6. Yıldırım hızıyla işe alım:
Yanlış bir insanı işe almanın yaratacağı negatif etki, uzun süren bir işe alım sürecinin yol açacağı sorundan çok daha fazla zararlıdır. Üst yönetimlerden, iç müşterilerden gelen baskılara dayanmak zor olsa da içinize sinen birini buluncaya dek pozisyonu boş tutmak bazen daha iyidir.
7. Kaplumbağa hızıyla işe alım:
İşe alım süreçlerini aylarca süründürüp, adayları 5-6 tur mülakata davet eden firmalar iyi adayları kaybetme yolunda azimle ilerleyen şirketlerdir. Yetenekli çalışanlar bir türlü karar veremeyen, zamanı etkili kullanamayan organizasyonlardan uzak durur. Zamanlamanızla ilgili dengeyi kurun.
8. Adaylara bilgi vermemek:
Şirketlerin yüz yüze görüşme yaptığı tüm adaylara telefonla ya da en azından e-mail’le geri dönmesi en temel beklentidir. İnsana değer veren her organizasyonun zaman ayırıp kendi özel bilgilerini paylaşan adaylara bir zaman planı bildirmesi, gerekli bilgileri aktarması beklenir. İyi bir repütasyona sahip olmak isteyen kuruluşlar adaylarla ilişkilerinde özenli davranırlar.
9. Kanlı mülakatlar:
Güleryüz gösterilmeyen, hiç bir giriş sohbeti yapmadan sert sorularla başlayan, aday üzerinde baskı kuran görüşmeler iyi sonuç vermez. Sağlıklı veriler elde etmek için mülakatlarınızda sağlıklı ve insancıl bir iletişim kurmalısınız.

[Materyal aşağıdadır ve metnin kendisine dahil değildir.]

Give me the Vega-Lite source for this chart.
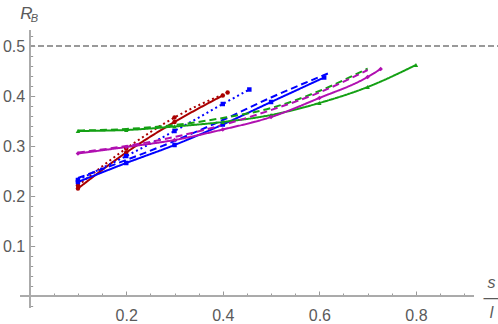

10.Rolün gerekliliklerini doğru aktaramamak:
Bir mülakatta, adayın pozisyonu gerçekten isteyip istemediğini görmek için, işin yalnızca sıkıcı taraflarından, uzun çalışma saatlerinden, bitmek bilmeyen seyahatlerinden söz ederseniz halinden memnun, aslında iş arayışında olmayan yetenekli çalışanları kendinizden uzaklaştırırsınız. Çerçeveyi doğru ve objektif olarak çizdiğinizden emin olun.